Lemma tes : forall x, (R x \/ ~R x).
Proof.
intro.
tauto.
Qed.

Print tes.

tes = 
fun x0 : D =>
NNPP (R x0 \/ ~ R x0)
  (fun H : ~ (R x0 \/ ~ R x0) =>
   (fun H0 : R x0 -> False =>
    (fun H1 : ~ R x0 -> False =>
     (fun H2 : False => False_ind False H2) (H1 H0))
      (fun H1 : ~ R x0 => H (or_intror H1)))
     (fun H0 : R x0 => H (or_introl H0)))
     : forall x : D, R x \/ ~ R x

Answer 1

One way to prove it would be

Print classic.
Print R.
Print x.
Check R x.
Check classic (R x).
Check fun y => classic (R y).

Definition tes2 : forall x, (R x \/ ~ R x) := fun y => classic (R y).

Or using tactics

Lemma tes3 : forall x, (R x \/ ~ R x).
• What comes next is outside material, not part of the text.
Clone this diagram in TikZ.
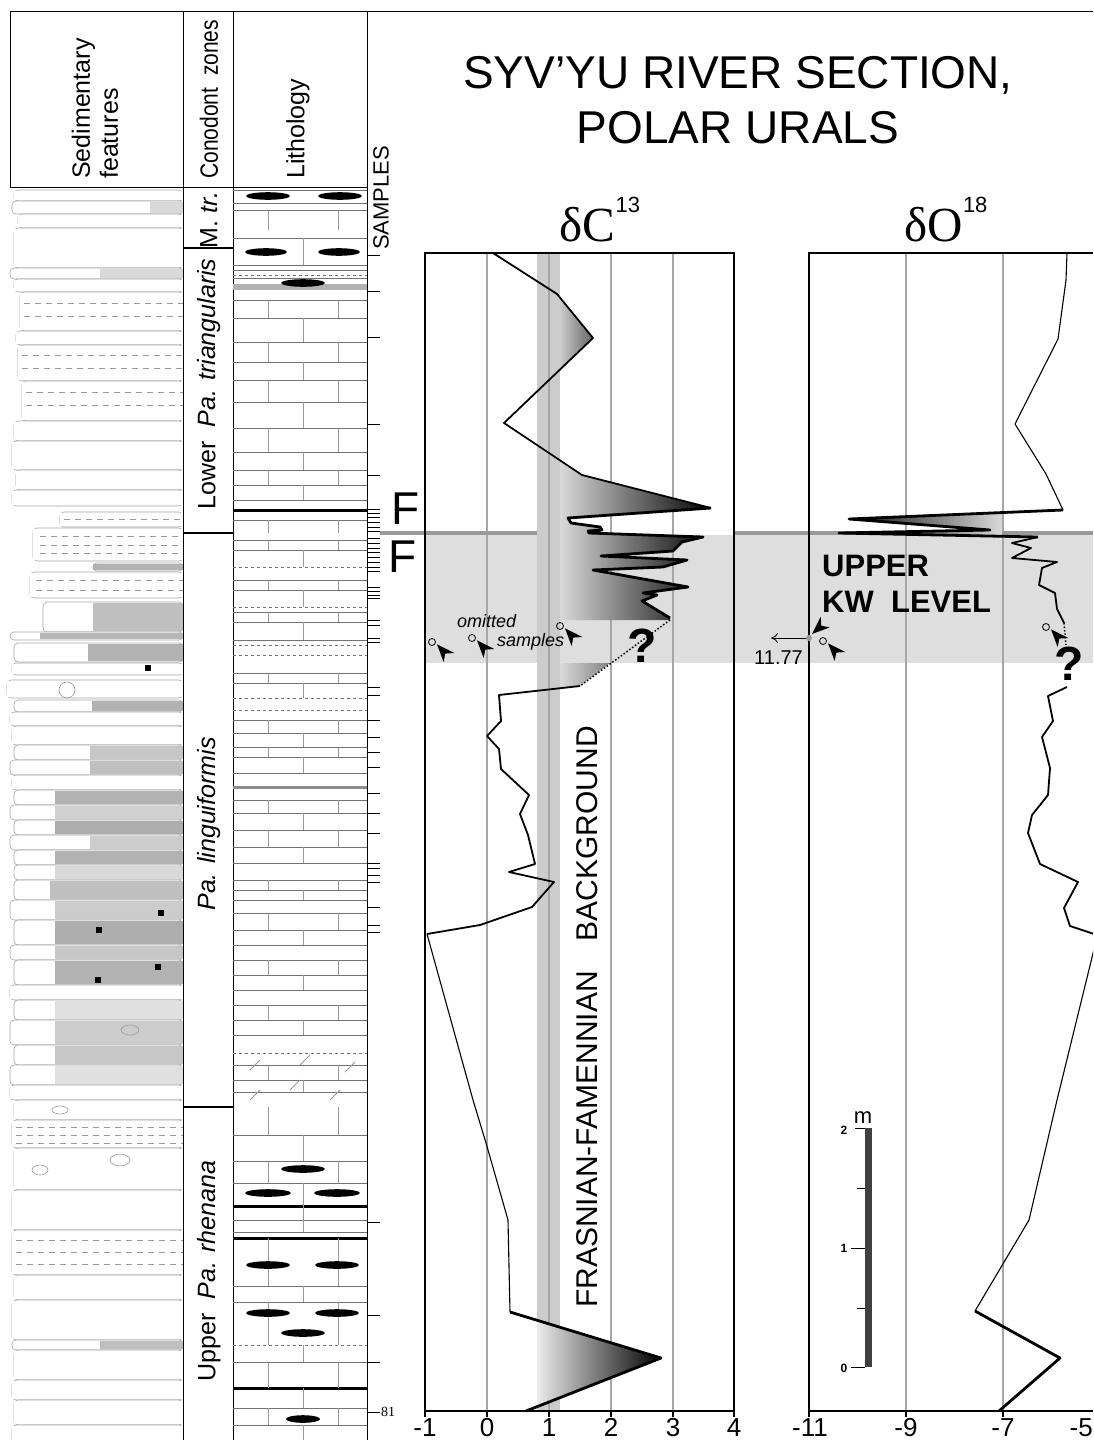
\documentclass[tikz,border=0pt]{standalone}
\usepackage{graphicx}
\usepackage{fontspec}
\setmainfont{Liberation Sans}
\newfontfamily\timesfont{Liberation Serif}
\usetikzlibrary{arrows.meta}

\tikzset{
    gridln/.style={black!35, line width=1.2pt},
    frame/.style={line width=1.8pt},
    curve/.style={line width=1.8pt, line join=round},
    boldcurve/.style={line width=2.8pt, line join=round},
    thincurve/.style={line width=1.1pt, line join=round},
    bed/.style={draw=black!35, line width=0.6pt, rounded corners=4pt},
    bedline/.style={black!40, line width=0.6pt},
    bedrows/.style={black!40, line width=1pt, dash pattern=on 6pt off 5pt},
    litho/.style={black!55, line width=0.7pt},
    brick/.style={black!40, line width=0.8pt},
    colhead/.style={rotate=90, inner sep=0pt, font=\fontsize{25}{28}\selectfont},
    zonelab/.style={rotate=90, inner sep=0pt, font=\fontsize{25}{28}\selectfont},
    axlab/.style={anchor=north, inner sep=0pt, font=\fontsize{26}{28}\selectfont},
    sampmark/.pic={\draw[line width=0.8pt] (0,0) circle (3.5);
        \fill (5,2.3) -- (22.3,11) -- (13.3,11.6) -- (11.6,20) -- cycle;},
    wedge/.pic={\fill (0,0) -- (17.3,8.7) -- (8.3,9.3) -- (6.6,17.7) -- cycle;}
}

\begin{document}
\begin{tikzpicture}[x=1pt, y=-1pt]
        \useasboundingbox (0,0) rectangle (1093,1440);
        \clip (0,0) rectangle (1093,1440);

        % sedimentary features
        \foreach \a/\b/\l/\g/\f in {190/201/14/14/0, 201/214/12/150/15, 214/228/18/18/0, 228/268/14/14/0, 268/279/10/100/15,
            279/292/14/14/0, 292/331/20/20/0, 331/345/16/16/0, 345/381/18/18/0, 381/421/22/22/0, 421/441/14/14/0,
            441/470/12/12/0, 470/490/16/16/0, 490/506/12/12/0, 512/527/60/60/0, 528/561/33/33/0, 563/571/93/93/30,
            572/598/30/30/0, 602/632/43/93/25, 632/640/10/40/28, 643/662/14/88/30, 663/675/12/12/0, 680/698/7/7/0,
            700/712/14/92/30, 712/726/10/10/0, 726/745/12/12/0, 745/760/14/90/22, 760/775/10/90/25, 775/790/12/12/0,
            790/805/14/55/30, 805/820/10/55/18, 820/835/14/55/32, 835/850/10/90/20, 850/865/14/55/30, 865/880/14/55/15,
            880/900/14/50/25, 900/920/10/55/20, 920/945/14/55/32, 945/960/10/55/22, 960/985/14/55/30, 985/1000/10/10/0,
            1000/1020/14/55/12, 1020/1045/10/55/20, 1045/1065/14/55/22, 1065/1085/10/55/12, 1085/1100/10/10/0,
            1100/1120/14/14/0, 1120/1148/12/12/0, 1148/1190/14/14/0, 1190/1230/12/12/0, 1230/1275/12/12/0,
            1275/1300/14/14/0, 1300/1340/12/12/0, 1340/1350/12/100/25, 1350/1380/14/14/0, 1380/1400/12/12/0,
            1400/1425/14/14/0, 1425/1445/12/12/0}
            {
            \draw[bed, fill=white] (\l,\a) rectangle (183,\b);
            \fill[black!\f] (\g,\a+1) rectangle (183,\b-1);
            }
        \foreach \y/\l in {303/24, 316/24, 355/22, 368/22, 392/26, 405/26, 519/64, 536/40, 545/40, 553/40,
            580/36, 590/36, 1127/16, 1135/16, 1143/16, 1240/16, 1252/16, 1264/16}
            \draw[bedrows] (\l,\y) -- (183,\y);
        \foreach \x/\y in {148/668, 161/913, 99/930, 158/967, 98/980}
            \fill (\x-3,\y-3) rectangle (\x+3,\y+3);
        \draw[bedline] (67,690) circle (8) (130,1030) ellipse [x radius=9, y radius=5] (40,1170) ellipse [x radius=8, y radius=5]
            (120,1160) ellipse [x radius=10, y radius=6] (60,1110) ellipse [x radius=8, y radius=4];

        % header
        \draw[line width=1pt] (10,11) -- (1093,11);
        \draw[line width=1pt] (10,11) -- (10,187) -- (367,187);
        \draw[line width=1pt] (183,11) -- (183,1440) (233,11) -- (233,1440) (367,11) -- (367,1440);
        \draw[line width=1.2pt] (183,248) -- (233,248) (183,533) -- (233,533) (183,1107) -- (233,1107);
        \node[colhead, anchor=west, align=left] (hsed) at (95,179) {Sedimentary\\features};
        \node[colhead, anchor=west] (hcon) at (209,179) {\scalebox{0.84}[1]{Conodont\hspace{14pt}zones}};
        \node[colhead, anchor=west] (hlit) at (298,179) {Lithology};
        \node[rotate=90, anchor=west, inner sep=0pt, font=\fontsize{22}{24}\selectfont] (hsam) at (381,250) {SAMPLES};
        \node[zonelab] (zmtr) at (209,220) {M.~\textit{tr.}};
        \node[zonelab] (zlow) at (209,384) {Lower\ \ \textit{Pa. triangularis}};
        \node[zonelab] (zlin) at (209,824) {\textit{Pa. linguiformis}};
        \node[zonelab] (zupp) at (209,1271) {Upper\ \ \textit{Pa. rhenana}};

        % lithology
        \foreach \y in {190,203,210,238,265,270,278,300,318,342,362,380,402,428,452,470,485,500,520,
            540,550,580,590,612,622,640,673,683,720,733,747,757,773,800,813,830,847,863,880,890,900,
            913,930,945,960,975,990,1005,1020,1035,1065,1080,1092,1135,1161,1183,1220,1232,1286,1302,1362,1408,1425}
            \draw[litho] (233,\y) -- (367,\y);
        \foreach \y in {275,567,607,645,655,698,710,1053,1345}
            \draw[litho, dashed] (233,\y) -- (367,\y);
        \fill[black!30] (233,284) rectangle (367,290);
        \draw[black!45, line width=3pt] (233,787) -- (367,787);
        \foreach \y in {510,1206,1238,1388}
            \draw[line width=3pt] (233,\y) -- (367,\y);
        \foreach \a/\b in {210/230, 300/318, 342/362, 380/402, 428/452, 470/485, 520/533, 540/550, 580/590,
            612/622, 673/683, 720/733, 747/757, 800/813, 830/847, 880/890, 913/930, 960/975, 1005/1020,
            1065/1080, 1107/1135, 1161/1183, 1238/1286, 1302/1345, 1362/1388, 1408/1425}
            \draw[brick] (268,\a) -- (268,\b) (338,\a) -- (338,\b);
        \foreach \a/\b in {238/265, 318/342, 362/380, 402/428, 452/470, 485/500, 550/567, 590/607, 622/640,
            683/698, 733/747, 757/773, 813/830, 847/863, 890/900, 930/945, 975/990, 1020/1035, 1080/1092,
            1135/1161, 1183/1206, 1206/1232, 1286/1302, 1345/1362, 1388/1408, 1425/1440}
            \draw[brick] (303,\a) -- (303,\b);
        \foreach \x/\y in {250/1100, 290/1090, 330/1100, 250/1070, 300/1065, 345/1072}
            \draw[brick] (\x,\y) -- (\x+10,\y-10);
        \foreach \x/\y/\r in {268/196/22, 340/196/22, 266/252/21, 339/252/21, 303/283/22, 303/1169/22,
            268/1193/23, 337/1193/23, 268/1265/22, 337/1265/22, 268/1313/22, 337/1313/22, 303/1333/22, 303/1419/17}
            \fill (\x,\y) ellipse [x radius=\r, y radius=3.8];

        % sample levels
        \foreach \t in {255,291,337,424,475,509,513,517,522,527,531,538,543,548,552,557,562,567,571,587,591,595,598,
            620,625,638,642,687,695,720,737,752,767,793,813,833,863,868,875,882,907,925,932,1222,1315,1362,1412}
            \draw[line width=1pt] (367,\t) -- (380,\t);
        \node[anchor=west, inner sep=0pt, font={\timesfont\fontsize{14}{16}\selectfont}] (s81) at (381,1412) {81};

        % title
        \node[anchor=base, inner sep=0pt, font=\fontsize{46}{50}\selectfont] (title) at (738,88) {SYV’YU RIVER SECTION,};
        \node[anchor=base, inner sep=0pt, font=\fontsize{46}{50}\selectfont] (subtitle) at (738,143) {POLAR URALS};
        \node[anchor=base, inner sep=0pt] (dC) at (600,241) {\timesfont\fontsize{49}{50}\selectfont δC\raisebox{29pt}{\rmfamily\fontsize{22}{22}\selectfont 13}};
        \node[anchor=base, inner sep=0pt] (dO) at (946,241) {\timesfont\fontsize{49}{50}\selectfont δO\raisebox{29pt}{\rmfamily\fontsize{22}{22}\selectfont 18}};

        % background boxes
        \fill[black!13] (425,535) rectangle (1093,663);
        \fill[black!20] (537,253) rectangle (560,1411);
        \foreach \x in {487,549,611,673,906,1003}
            \draw[gridln] (\x,253) -- (\x,1411);
        \draw[black!40, line width=4pt] (380,533) -- (537,533) (734,533) -- (1093,533);

        % shaded excursions
        \begin{scope}
            \clip (560,298) -- (593,338) -- (560,369) -- cycle;
            \shade[left color=black!20, right color=black!62] (560,290) rectangle (594,370);
        \end{scope}
        \begin{scope}
            \clip (560,460) -- (582,475) -- (711,508) -- (568,518) -- (571,523) -- (600,527) -- (602,530) -- (588,531)
                -- (589,533) -- (703,537) -- (682,542) -- (673,551) -- (601,556) -- (687,560) -- (663,567) -- (593,570)
                -- (688,587) -- (643,593) -- (657,595) -- (642,601) -- (670,618) -- (670,620) -- (560,620) -- cycle;
            \shade[left color=black!15, right color=black] (560,455) rectangle (712,625);
        \end{scope}
        \begin{scope}
            \clip (560,663) -- (610,663) -- (580,686) -- (560,688) -- cycle;
            \shade[left color=black!15, right color=black!50] (560,660) rectangle (611,690);
        \end{scope}
        \begin{scope}
            \clip (537,1320) -- (661,1358) -- (537,1407) -- cycle;
            \shade[left color=black!8, right color=black] (537,1315) rectangle (662,1410);
        \end{scope}
        \begin{scope}
            \clip (1002,513) -- (849,519) -- (990,530) -- (839,533) -- (1002,536) -- cycle;
            \shade[left color=black, right color=black!15] (839,510) rectangle (1002,540);
        \end{scope}

        % delta C13 curve
        \draw[curve] (493,253) -- (557,294) -- (593,338) -- (504,423) -- (582,475) -- (711,508);
        \draw[boldcurve] (711,508) -- (568,518) -- (571,523) -- (600,527) -- (602,530) -- (588,531) -- (589,533)
            -- (703,537) -- (682,542) -- (673,551) -- (601,556) -- (687,560) -- (663,567) -- (593,570)
            -- (688,587) -- (643,593) -- (657,595) -- (642,601) -- (670,618);
        \draw[line width=1.5pt, dotted] (670,620) -- (580,686);
        \draw[curve] (580,686) -- (499,695) -- (501,721) -- (487,736) -- (499,749) -- (501,769) -- (529,795) -- (520,814)
            -- (528,835) -- (535,864) -- (509,872) -- (554,882) -- (532,907) -- (480,925) -- (427,934);
        \draw[thincurve] (427,934) -- (473,1100) -- (486,1143) -- (508,1220) -- (510,1312);
        \draw[boldcurve] (510,1312) -- (661,1358) -- (526,1411);

        % delta O18 curve
        \draw[thincurve] (1067,253) -- (1066,280) -- (1058,339) -- (1015,424) -- (1046,474) -- (1063,510);
        \draw[boldcurve] (1063,510) -- (849,519) -- (990,530) -- (839,533) -- (1038,537);
        \draw[curve] (1038,537) -- (1012,543) -- (1031,548) -- (1012,558) -- (1057,562) -- (1042,568) -- (1039,585)
            -- (1055,593) -- (1057,609) -- (1064,623);
        \draw[line width=1.5pt, dotted] (1064,623) -- (1066,645);
        \draw[curve] (1067,687) -- (1048,696) -- (1053,721) -- (1042,737) -- (1050,768) -- (1048,795) -- (1032,815)
            -- (1028,833) -- (1040,864) -- (1078,882) -- (1064,908) -- (1070,926) -- (1097,935);
        \draw[thincurve] (1097,937) -- (1057,1100) -- (1029,1220) -- (975,1311);
        \draw[boldcurve] (975,1311) -- (1060,1358) -- (999,1411);

        % frames and axes
        \draw[frame] (425,253) rectangle (734,1411);
        \draw[frame] (1093,253) -- (809,253) -- (809,1411) -- (1093,1411);
        \foreach \x in {425,487,549,611,673,734,809,906,1003}
            \draw[frame] (\x,1411) -- (\x,1417);
        \foreach \v/\x [count=\i] in {-1/425,0/487,1/549,2/611,3/673,4/734}
            \node[axlab] (cx\i) at (\x,1418) {\v};
        \foreach \v/\x [count=\i] in {-11/810,-9/906,-7/1003}
            \node[axlab] (ox\i) at (\x,1418) {\v};
        \node[axlab, anchor=north east] (ox4) at (1093,1418) {-5};

        % labels
        \node[font=\fontsize{46}{48}\selectfont, inner sep=0pt] (F1) at (406,509) {F};
        \node[font=\fontsize{46}{48}\selectfont, inner sep=0pt] (F2) at (403,557) {F};
        \node[rotate=90, anchor=base west, inner sep=0pt, font=\fontsize{30}{32}\selectfont] (ffb) at (597,1308)
            {FRASNIAN-FAMENNIAN\hspace{30pt}BACKGROUND};
        \node[anchor=base west, inner sep=0pt, font=\fontsize{31}{33}\selectfont\bfseries] (kw1) at (822,576) {UPPER};
        \node[anchor=base west, inner sep=0pt, font=\fontsize{31}{33}\selectfont\bfseries] (kw2) at (822,612) {KW\ \ LEVEL};
        \node[anchor=base west, inner sep=0pt, font=\fontsize{18}{20}\selectfont\itshape] (om) at (457,627) {omitted};
        \node[anchor=base west, inner sep=0pt, font=\fontsize{18}{20}\selectfont\itshape] (sa) at (497,646) {samples};
        \node[font=\fontsize{48}{50}\selectfont\bfseries, inner sep=0pt] (qC) at (642,646) {?};
        \node[font=\fontsize{48}{50}\selectfont\bfseries, inner sep=0pt] (qO) at (1069,664) {?};

        % omitted samples
        \pic at (432,642) {sampmark};
        \pic at (472,638) {sampmark};
        \pic at (560,626) {sampmark};
        \pic at (823,641) {sampmark};
        \pic at (1046,627) {sampmark};
        \coordinate (dotO) at (809,638);
        \coordinate (arrO) at (771,638);
        \draw[line width=0.8pt, -{To[length=7pt, width=10pt]}] (dotO) -- (arrO);
        \fill[black!40] (dotO) circle (3);
        \pic[rotate=90] at (812,634) {wedge};
        \node[anchor=base east, inner sep=0pt, font=\fontsize{20}{22}\selectfont] (val) at (803,664) {11.77};

        % scale bar
        \fill[black!75] (865,1128) rectangle (872,1367);
        \draw[line width=1pt] (851,1367) -- (865,1367) (851,1248) -- (865,1248) (857,1308) -- (865,1308)
            (857,1188) -- (865,1188) (855,1128) -- (865,1128);
        \node[font=\fontsize{12}{14}\selectfont\bfseries, inner sep=0pt] (m0) at (844,1368) {0};
        \node[font=\fontsize{12}{14}\selectfont\bfseries, inner sep=0pt] (m1) at (844,1248) {1};
        \node[font=\fontsize{12}{14}\selectfont\bfseries, inner sep=0pt] (m2) at (844,1130) {2};
        \node[font=\fontsize{22}{24}\selectfont, inner sep=0pt] (mu) at (863,1118) {m};
\end{tikzpicture}
\end{document}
Proof. intro. apply classic. Qed.

Print tes3.

The proof tauto found was

Lemma tes : forall x, (R x \/ ~R x).
Proof.
intro.
eapply NNPP.
intro.
assert (R x0 -> False).
intro.
eapply H.
eapply or_introl.
exact H0.
assert (~ R x0 -> False).
intro.
eapply H.
eapply or_intror.
exact H1.
assert False.
eapply H1.
exact H0.
eapply False_ind.
exact H2.
Qed.

The intro tactic builds lambda abstractions, and performs implication introduction and universal quantification introduction, the apply tactic combines previously proven theorems, and performs modus ponens where the first antecedent has already been proven, the exact tactic gives the exact proof term, and the assert tactic also performs modus ponens where none of the antecedents of the rule are given. To see how tactics manipulate the proof term use the Show Proof command before and after applying a tactic.